While we're on the topic of laziness, the bosses in the game are incredibly pathetic. Most of them are just giant versions of standard enemies and are terribly simple to defeat. On this second playthrough of the game, I beat every single boss on my first try with barely any effort (I can see how the giant bee might give some people some trouble though). Not only are the bosses just big versions of normal enemies, but two of them are also recycled with little different about the fight, doubling the amount of laziness. When the most interesting boss in the game is a sentient oil drum that dumps normal enemies on you (essentially one of those enemy gauntlet fights), we have a problem. Boss fights aren't that important to me in a platformer, so none of this brings the game down too much for me, but come on. The one exception to all this is the final boss, which is a good challenge and also has this unforgettable theme to back it up.

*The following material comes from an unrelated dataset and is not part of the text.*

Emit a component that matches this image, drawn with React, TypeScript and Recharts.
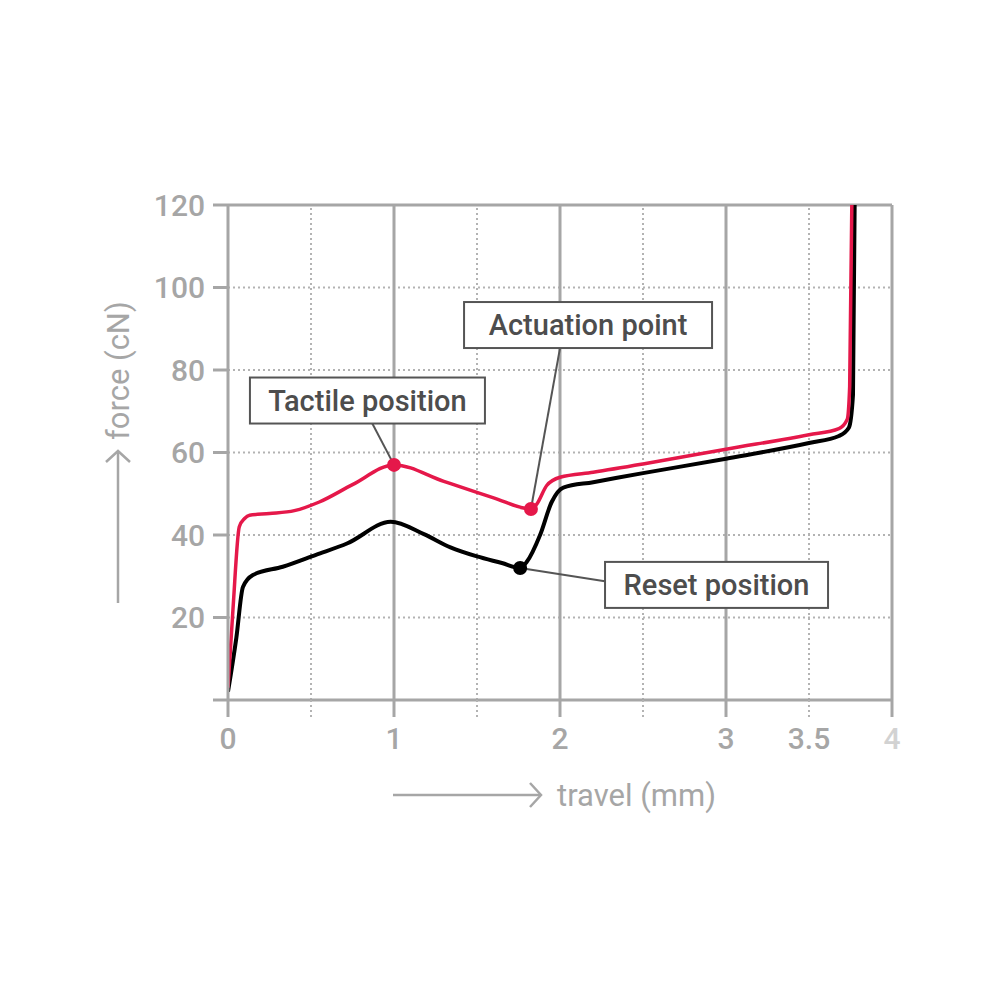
import {
  LineChart,
  Line,
  XAxis,
  YAxis,
  ReferenceLine,
  ReferenceDot,
} from "recharts"

// travel (mm) / force (cN)
const pressX = [0, 0.03, 0.068, 0.1, 0.13, 0.25, 0.4, 0.55, 0.75, 1.0, 1.3, 1.6, 1.825, 1.86, 1.92, 2.0, 2.2, 2.5, 3.0, 3.5, 3.68, 3.73, 3.745, 3.758]
const pressY = [3, 22, 42, 44, 44.8, 45.2, 45.9, 48, 52.2, 57, 53, 49, 46.3, 47.5, 52, 54, 55.2, 57.2, 60.8, 64.3, 65.8, 68, 76, 120]

const releaseX = [0, 0.05, 0.09, 0.15, 0.33, 0.53, 0.72, 0.98, 1.18, 1.34, 1.5, 1.65, 1.76, 1.8, 1.88, 1.95, 2.02, 2.2, 2.5, 3.0, 3.5, 3.68, 3.74, 3.765, 3.775]
const releaseY = [2, 15, 27.4, 30.3, 32.3, 35.2, 38, 43.2, 40.2, 37, 34.8, 33.2, 32, 33.5, 40, 48, 51.5, 52.8, 55, 58.5, 62.3, 64, 66, 74, 120]

const xTicks = [0, 0.5, 1, 1.5, 2, 2.5, 3, 3.5, 4]
const xLabelled = [0, 1, 2, 3, 3.5, 4]
const yTicks = [0, 20, 40, 60, 80, 100, 120]
const gridSolidX = [1, 2, 3, 4]
const gridDottedX = [0.5, 1.5, 2.5, 3.5]
const gridDottedY = [20, 40, 60, 80, 100]
const gridSolidY = [120]

const pressData = pressX.map((x, i) => ({ x, y: pressY[i] }))
const releaseData = releaseX.map((x, i) => ({ x, y: releaseY[i] }))

// marked points + where their label sits (data units)
const notes = [
  { text: "Tactile position", px: 1, py: 57, color: "#e5184a", lx: 0.867, ly: 67.2, bx: 0.84, by: 72.6, w: 235 },
  { text: "Actuation point", px: 1.825, py: 46.3, color: "#e5184a", lx: 2.0, ly: 85.3, bx: 2.169, by: 90.9, w: 248 },
  { text: "Reset position", px: 1.76, py: 32, color: "#000", lx: 2.27, ly: 28.8, bx: 2.943, by: 27.9, w: 223 },
]

const RED = "#e5184a"
const GREY = "#a6a6a6"
const DARK = "#555"
const FONT = "Roboto, 'DejaVu Sans', sans-serif"

const XTick = (props: any) => {
  const { x, y, payload } = props
  const v = payload.value
  const whole = Number.isInteger(v)
  return (
    <g>
      <line
        x1={x} x2={x} y1={y} y2={y + 17}
        stroke={whole ? GREY : "#b3b3b3"}
        strokeWidth={whole ? 3 : 2}
        strokeDasharray={whole ? undefined : "2 3"}
      />
      {xLabelled.includes(v) && (
        <text x={x} y={y + 49} textAnchor="middle" fontSize={30} fontWeight={500} fontFamily={FONT}
          fill={v === 4 ? "#d2d2d2" : GREY}>
          {v}
        </text>
      )}
    </g>
  )
}

const boxShape = (n: any) => (p: any) => (
  <g>
    <rect x={p.cx - n.w / 2} y={p.cy - 23} width={n.w} height={46} fill="#fff" stroke={DARK} strokeWidth={2} />
    <text x={p.cx} y={p.cy + 10} textAnchor="middle" fontSize={29} fontWeight={500} fontFamily={FONT} fill="#4d4d4d">
      {n.text}
    </text>
  </g>
)

export default function App() {
  return (
    <div style={{ position: "absolute", left: 0, top: 0, width: 1000, height: 1000, background: "#fff" }}>
      <LineChart width={1000} height={1000} margin={{ top: 205, right: 108, bottom: 240, left: 168 }}>
        <XAxis
          type="number" dataKey="x" domain={[0, 4]} ticks={xTicks} allowDataOverflow
          height={60} tickSize={0} tickMargin={0} tickLine={false}
          axisLine={{ stroke: GREY, strokeWidth: 3 }}
          tick={<XTick />} interval={0}
        />
        <YAxis
          type="number" dataKey="y" domain={[0, 120]} ticks={yTicks} allowDataOverflow
          width={60} tickSize={15} tickMargin={8}
          axisLine={{ stroke: GREY, strokeWidth: 3 }}
          tickLine={{ stroke: GREY, strokeWidth: 3 }}
          tick={{ fill: GREY, fontSize: 30, fontWeight: 500, fontFamily: FONT }}
          tickFormatter={(v: number) => (v === 0 ? "" : String(v))}
          interval={0}
        />
        {gridDottedX.map(v => (
          <ReferenceLine key={"dx" + v} x={v} stroke="#b3b3b3" strokeWidth={2} strokeDasharray="2 3" />
        ))}
        {gridDottedY.map(v => (
          <ReferenceLine key={"dy" + v} y={v} stroke="#b3b3b3" strokeWidth={2} strokeDasharray="2 3" />
        ))}
        {gridSolidX.map(v => (
          <ReferenceLine key={"sx" + v} x={v} stroke={GREY} strokeWidth={3} />
        ))}
        {gridSolidY.map(v => (
          <ReferenceLine key={"sy" + v} y={v} stroke={GREY} strokeWidth={3} />
        ))}
        {notes.map(n => (
          <ReferenceLine key={"l" + n.text} segment={[{ x: n.px, y: n.py }, { x: n.lx, y: n.ly }]} stroke={DARK} strokeWidth={2} />
        ))}
        {notes.map(n => (
          <ReferenceDot key={"b" + n.text} x={n.bx} y={n.by} shape={boxShape(n)} />
        ))}
        <Line data={releaseData} dataKey="y" type="monotone" stroke="#000" strokeWidth={4} dot={false} isAnimationActive={false} />
        <Line data={pressData} dataKey="y" type="monotone" stroke={RED} strokeWidth={3.5} dot={false} isAnimationActive={false} />
        {notes.map(n => (
          <ReferenceDot key={"d" + n.text} x={n.px} y={n.py} r={7} fill={n.color} stroke="none" />
        ))}
      </LineChart>
      <svg width={1000} height={1000} style={{ position: "absolute", left: 0, top: 0, pointerEvents: "none" }}>
        <g stroke={GREY} strokeWidth={2.5} fill="none">
          <line x1={393} y1={795} x2={540} y2={795} />
          <polyline points="530,783 541,795 530,807" />
          <line x1={118} y1={603} x2={118} y2={452} />
          <polyline points="106,462 118,451 130,462" />
        </g>
        <text x={557} y={806} fontSize={31} fontFamily={FONT} fill={GREY}>travel (mm)</text>
        <text x={129} y={440} fontSize={31} fontFamily={FONT} fill={GREY} transform="rotate(-90 129 440)">force (cN)</text>
      </svg>
    </div>
  )
}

Even the Kongs look bored by this big, goofy beaver boss

On a more positive note, one element of the game that I really love is how it cleverly incorporates elements from the original arcade Donkey Kong and makes them fit into a platformer setting. The most obvious of these elements is the game's focus on barrels. The Kongs get trapped in a barrel when they are hit by an enemy, there are check-point barrels, save barrels, and even an enemy that is a bad Kong that throws barrels, which the player has to jump over, just like in the arcade classic. Throughout the game, the Kongs are also constantly picking up barrels to throw at enemies and break open secret passages. The factory stages also feel like a throwback to the classic industrial setting. The oil barrel from the first stage in Donkey Kong also appears as a flame-spewing level hazard. There's also a stage that has moving elevator platforms like in the original's second stage.

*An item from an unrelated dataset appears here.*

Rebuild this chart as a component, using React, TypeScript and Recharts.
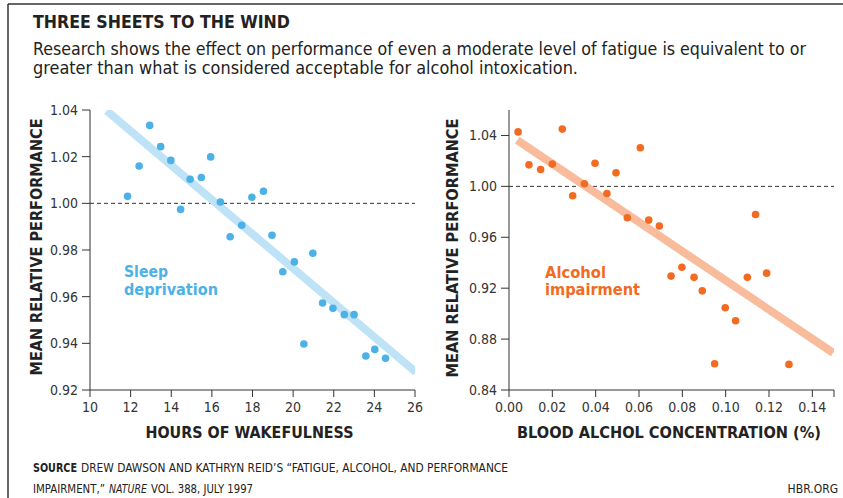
import React from 'react';
import { ScatterChart, Scatter, XAxis, YAxis, ReferenceLine } from 'recharts';

// ---- Data ----
const sleepHours = [11.85, 12.42, 12.94, 13.48, 13.98, 14.46, 14.93, 15.48, 15.94, 16.42, 16.9, 17.47, 17.97, 18.54, 18.96, 19.49, 20.06, 20.53, 20.97, 21.45, 21.96, 22.52, 23.0, 23.58, 24.02, 24.55];
const sleepPerf = [1.003, 1.016, 1.0334, 1.0243, 1.0184, 0.9974, 1.0103, 1.0111, 1.0199, 1.0006, 0.9857, 0.9906, 1.0026, 1.0052, 0.9863, 0.9707, 0.9749, 0.9397, 0.9786, 0.9573, 0.955, 0.9523, 0.9523, 0.9346, 0.9374, 0.9336];
const sleepTrendX = [10.82, 26.05];
const sleepTrendY = [1.0397, 0.9276];

const bac = [0.0042, 0.0092, 0.0146, 0.02, 0.0246, 0.0294, 0.0348, 0.0397, 0.0452, 0.0494, 0.0546, 0.0606, 0.0645, 0.0694, 0.0748, 0.0798, 0.0854, 0.0892, 0.0949, 0.0998, 0.1046, 0.11, 0.1138, 0.1189, 0.1292];
const alcPerf = [1.0428, 1.0169, 1.0133, 1.0175, 1.045, 0.9926, 1.002, 1.0182, 0.9944, 1.0106, 0.9753, 1.0303, 0.9735, 0.9688, 0.9295, 0.9365, 0.9285, 0.9179, 0.8606, 0.9046, 0.8944, 0.9285, 0.9779, 0.9318, 0.8601];
const alcTrendX = [0.0038, 0.1496];
const alcTrendY = [1.0363, 0.8692];

const sleepXTicks = [10, 12, 14, 16, 18, 20, 22, 24, 26];
const sleepYTicks = [0.92, 0.94, 0.96, 0.98, 1.0, 1.02, 1.04];
const alcXTicks = [0, 0.02, 0.04, 0.06, 0.08, 0.1, 0.12, 0.14, 0.15];
const alcYTicks = [0.84, 0.88, 0.92, 0.96, 1.0, 1.04];

const sleepData = sleepHours.map((x, i) => ({ x, y: sleepPerf[i] }));
const sleepTrend = sleepTrendX.map((x, i) => ({ x, y: sleepTrendY[i] }));
const alcData = bac.map((x, i) => ({ x, y: alcPerf[i] }));
const alcTrend = alcTrendX.map((x, i) => ({ x, y: alcTrendY[i] }));

const FONT = "'Liberation Sans Narrow', 'DejaVu Sans Condensed', 'Roboto', sans-serif";
const INK = '#333333';
const BLUE = '#4cb1e6';
const BLUE_LIGHT = '#bfe3f6';
const ORANGE = '#f26b21';
const ORANGE_LIGHT = '#f8bb9b';

const tickStyle = { fill: INK, fontSize: 14, fontFamily: FONT };

const dot = (color: string) => (props: any) => (
  <circle cx={props.cx} cy={props.cy} r={3.8} fill={color} />
);
const noDot = () => <g />;

const fmt2 = (v: number) => v.toFixed(2);

export default function App() {
  return (
    <div style={{ position: 'absolute', left: 0, top: 0, width: 843, height: 498, background: '#fff', overflow: 'hidden' }}>
      <div style={{ position: 'absolute', left: 0, top: 0 }}>
        <ScatterChart width={440} height={498} margin={{ top: 110, right: 25, left: 30, bottom: 78 }}>
          <XAxis
            type="number"
            dataKey="x"
            domain={[10, 26]}
            ticks={sleepXTicks}
            allowDataOverflow
            tickSize={7}
            tickMargin={5}
            height={30}
            axisLine={{ stroke: INK }}
            tickLine={{ stroke: INK }}
            tick={tickStyle}
            interval={0}
          />
          <YAxis
            type="number"
            dataKey="y"
            domain={[0.92, 1.04]}
            ticks={sleepYTicks}
            allowDataOverflow
            tickSize={8}
            tickMargin={4}
            width={60}
            axisLine={{ stroke: INK }}
            tickLine={{ stroke: INK }}
            tick={tickStyle}
            tickFormatter={fmt2}
            interval={0}
          />
          <ReferenceLine y={1} stroke={INK} strokeDasharray="4 3" strokeWidth={1} />
          <Scatter data={sleepTrend} line={{ stroke: BLUE_LIGHT, strokeWidth: 8 }} shape={noDot} isAnimationActive={false} />
          <Scatter data={sleepData} shape={dot(BLUE)} isAnimationActive={false} />
        </ScatterChart>
      </div>
      <div style={{ position: 'absolute', left: 421, top: 0 }}>
        <ScatterChart width={422} height={498} margin={{ top: 110, right: 9, left: 28, bottom: 78 }}>
          <XAxis
            type="number"
            dataKey="x"
            domain={[0, 0.15]}
            ticks={alcXTicks}
            allowDataOverflow
            tickSize={7}
            tickMargin={5}
            height={30}
            axisLine={{ stroke: INK }}
            tickLine={{ stroke: INK }}
            tick={tickStyle}
            tickFormatter={(v: number) => (v > 0.145 ? '' : v.toFixed(2))}
            interval={0}
          />
          <YAxis
            type="number"
            dataKey="y"
            domain={[0.84, 1.06]}
            ticks={alcYTicks}
            allowDataOverflow
            tickSize={8}
            tickMargin={4}
            width={60}
            axisLine={{ stroke: INK }}
            tickLine={{ stroke: INK }}
            tick={tickStyle}
            tickFormatter={fmt2}
            interval={0}
          />
          <ReferenceLine y={1} stroke={INK} strokeDasharray="4 3" strokeWidth={1} />
          <Scatter data={alcTrend} line={{ stroke: ORANGE_LIGHT, strokeWidth: 8 }} shape={noDot} isAnimationActive={false} />
          <Scatter data={alcData} shape={dot(ORANGE)} isAnimationActive={false} />
        </ScatterChart>
      </div>
      <svg width={843} height={498} style={{ position: 'absolute', left: 0, top: 0, pointerEvents: 'none' }} fontFamily={FONT}>
        <line x1={8} y1={4} x2={843} y2={4} stroke={INK} strokeWidth={1.5} />
        <line x1={8} y1={4} x2={8} y2={498} stroke={INK} strokeWidth={1.5} />
        <text x={33} y={28} fontSize={18} fontWeight="bold" fill="#222" textLength={257} lengthAdjust="spacingAndGlyphs">THREE SHEETS TO THE WIND</text>
        <text x={33} y={55} fontSize={17.5} fill="#222" textLength={773} lengthAdjust="spacingAndGlyphs">Research shows the effect on performance of even a moderate level of fatigue is equivalent to or</text>
        <text x={33} y={74} fontSize={17.5} fill="#222" textLength={545} lengthAdjust="spacingAndGlyphs">greater than what is considered acceptable for alcohol intoxication.</text>

        <text transform="translate(41.5,247) rotate(-90)" textAnchor="middle" fontSize={16} fontWeight="bold" fill="#222" textLength={257} lengthAdjust="spacingAndGlyphs">MEAN RELATIVE PERFORMANCE</text>
        <text transform="translate(457.5,248) rotate(-90)" textAnchor="middle" fontSize={16} fontWeight="bold" fill="#222" textLength={259} lengthAdjust="spacingAndGlyphs">MEAN RELATIVE PERFORMANCE</text>

        <text x={249.5} y={438} textAnchor="middle" fontSize={16} fontWeight="bold" fill="#222" textLength={208} lengthAdjust="spacingAndGlyphs">HOURS OF WAKEFULNESS</text>
        <text x={669} y={438} textAnchor="middle" fontSize={16} fontWeight="bold" fill="#222" textLength={304} lengthAdjust="spacingAndGlyphs">BLOOD ALCHOL CONCENTRATION (%)</text>

        <text x={124} y={276.5} fontSize={15.5} fontWeight="bold" fill={BLUE} textLength={44} lengthAdjust="spacingAndGlyphs">Sleep</text>
        <text x={124} y={295} fontSize={15.5} fontWeight="bold" fill={BLUE} textLength={94} lengthAdjust="spacingAndGlyphs">deprivation</text>
        <text x={545} y={277.5} fontSize={16} fontWeight="bold" fill={ORANGE} textLength={61} lengthAdjust="spacingAndGlyphs">Alcohol</text>
        <text x={545} y={295} fontSize={16} fontWeight="bold" fill={ORANGE} textLength={95} lengthAdjust="spacingAndGlyphs">impairment</text>

        <text x={33} y={472} fontSize={12} fontWeight="bold" fill="#222" textLength={44} lengthAdjust="spacingAndGlyphs">SOURCE</text>
        <text x={81} y={472} fontSize={12} fill="#222" textLength={427} lengthAdjust="spacingAndGlyphs">DREW DAWSON AND KATHRYN REID’S “FATIGUE, ALCOHOL, AND PERFORMANCE</text>
        <text x={33} y={493} fontSize={12} fill="#222" textLength={72} lengthAdjust="spacingAndGlyphs">IMPAIRMENT,”</text>
        <text x={109} y={493} fontSize={12} fontStyle="italic" fill="#222" textLength={38} lengthAdjust="spacingAndGlyphs">NATURE</text>
        <text x={151} y={493} fontSize={12} fill="#222" textLength={102} lengthAdjust="spacingAndGlyphs">VOL. 388, JULY 1997</text>
        <text x={838} y={493} textAnchor="end" fontSize={12} fill="#222">HBR.ORG</text>
      </svg>
    </div>
  );
}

While on the topic of the game's levels, most of them introduce some kind of unique gimmick and are usually well-designed enough to remain engaging, but I do feel that more could have been done in some areas. Some gimmicks are fun and interesting such as the now famous blasting barrels (the Snow Barrel Blast level from world 4 can die in a fire though; at least there's a short-cut in it that can be utilized if you don't want to torture yourself) and of course the equally iconic mine-cart stages. But some other gimmicks just come off as annoying such as a dark cave level that has Squawks the parrot carrying a light that blinds the player every time they turn, all because Rare probably wanted to further prove their game's technical might. Some other levels just don't do enough interesting or different to really prove their worth, such as a mine level that is filled with enemy-spawning barrels and little else.

The gameplay is fluid and engaging enough to keep the game enjoyable; I just found some of the levels to be a little...blah due to overused themes and some less than fascinating gimmicks.

It's no secret that Donkey Kong Country was a huge success in taking an aging, almost forgotten character and breathing new life into him while giving him his own world, cast of characters, and unique platforming adventure. The game resonated with tons of people and to this day is easily one of the most iconic platformers ever made. DKC does a lot of things that really make it stand out for its time and for all time. Despite the game not having the same sort of quality and staying power that I feel SNES classics like Super Mario World, A Link to the Past, and Super Metroid have, it is still a really enjoyable platformer with a feeling and dynamic all its own. Its music and unique visual design create an atmosphere that brings Donkey Kong's world to life in a special way and its smooth gameplay and secret-filled level designs ensure that the game is engaging from start to finish. I don't think Donkey Kong Country is a platforming masterpiece, and I don't think the series reached true greatness until its sequel, but DKC is still a solid experience that everyone who enjoys video games should probably try at least once.